DATA>
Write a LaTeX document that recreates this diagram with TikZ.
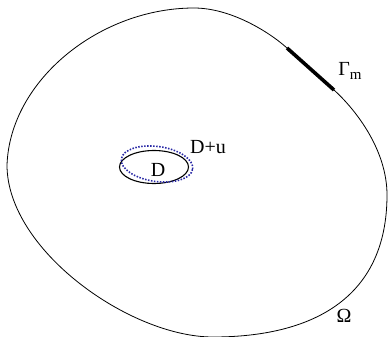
\documentclass[tikz,border=0pt]{standalone}
\usepackage{fontspec}
\setmainfont{Liberation Serif}
\usepackage{tikz}
\usetikzlibrary{positioning,shapes.geometric}
\definecolor{dotblue}{RGB}{40,40,165}
\newcommand{\subm}{{\fontsize{15}{15}\selectfont\raisebox{-4pt}{m}}}

\begin{document}
\begin{tikzpicture}[x=1pt,y=-1pt,
  boundary/.style={line width=0.8pt},
  gammam/.style={line width=3.6pt},
  inclusion/.style={line width=1.1pt},
  moved/.style={dotblue,line width=1.6pt,dash pattern=on 1.5pt off 1.5pt},
  lbl/.style={inner sep=0pt,font=\fontsize{20}{22}\selectfont}
]
  \useasboundingbox (0,0) rectangle (388,337);
  \coordinate (left) at (7,165);
  \coordinate (top) at (194,8);
  \coordinate (gstart) at (287,48);
  \coordinate (gend) at (334,90);
  \coordinate (right) at (387,195);
  \coordinate (bottom) at (213,337);
  \draw[boundary] (left) .. controls (10,80) and (100,8) .. (top)
    .. controls (230,8) and (268,31) .. (gstart) -- (gend)
    .. controls (356,110) and (387,150) .. (right)
    .. controls (387,300) and (310,337) .. (bottom)
    .. controls (130,337) and (7,250) .. (left) -- cycle;
  \draw[gammam] (gstart) -- (gend);
  \node[draw,inclusion,ellipse,minimum width=69pt,minimum height=33pt,
        inner sep=0pt] (incl) at (154,167) {};
  \node[draw,moved,ellipse,minimum width=72pt,minimum height=35pt,
        inner sep=0pt,rotate=-8] (incl moved) at (157,164) {};
  \node[lbl] (dlabel) at (158,170) {D};
  \node[lbl] (dulabel) at (208,147) {D+u};
  \node[lbl] (gammalabel) at (350,71) {Γ\subm};
  \node[lbl] (omegalabel) at (344,316) {Ω};
\end{tikzpicture}
\end{document}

TASK OBJECTIVE> Print out the whole of the material word for word, without pictures.

EXPECTED ANSWER>
Write a LaTeX document that recreates this diagram with TikZ.
\documentclass[tikz,border=0pt]{standalone}
\usepackage{fontspec}
\setmainfont{Liberation Serif}
\usepackage{tikz}
\usetikzlibrary{positioning,shapes.geometric}
\definecolor{dotblue}{RGB}{40,40,165}
\newcommand{\subm}{{\fontsize{15}{15}\selectfont\raisebox{-4pt}{m}}}

\begin{document}
\begin{tikzpicture}[x=1pt,y=-1pt,
  boundary/.style={line width=0.8pt},
  gammam/.style={line width=3.6pt},
  inclusion/.style={line width=1.1pt},
  moved/.style={dotblue,line width=1.6pt,dash pattern=on 1.5pt off 1.5pt},
  lbl/.style={inner sep=0pt,font=\fontsize{20}{22}\selectfont}
]
  \useasboundingbox (0,0) rectangle (388,337);
  \coordinate (left) at (7,165);
  \coordinate (top) at (194,8);
  \coordinate (gstart) at (287,48);
  \coordinate (gend) at (334,90);
  \coordinate (right) at (387,195);
  \coordinate (bottom) at (213,337);
  \draw[boundary] (left) .. controls (10,80) and (100,8) .. (top)
    .. controls (230,8) and (268,31) .. (gstart) -- (gend)
    .. controls (356,110) and (387,150) .. (right)
    .. controls (387,300) and (310,337) .. (bottom)
    .. controls (130,337) and (7,250) .. (left) -- cycle;
  \draw[gammam] (gstart) -- (gend);
  \node[draw,inclusion,ellipse,minimum width=69pt,minimum height=33pt,
        inner sep=0pt] (incl) at (154,167) {};
  \node[draw,moved,ellipse,minimum width=72pt,minimum height=35pt,
        inner sep=0pt,rotate=-8] (incl moved) at (157,164) {};
  \node[lbl] (dlabel) at (158,170) {D};
  \node[lbl] (dulabel) at (208,147) {D+u};
  \node[lbl] (gammalabel) at (350,71) {Γ\subm};
  \node[lbl] (omegalabel) at (344,316) {Ω};
\end{tikzpicture}
\end{document}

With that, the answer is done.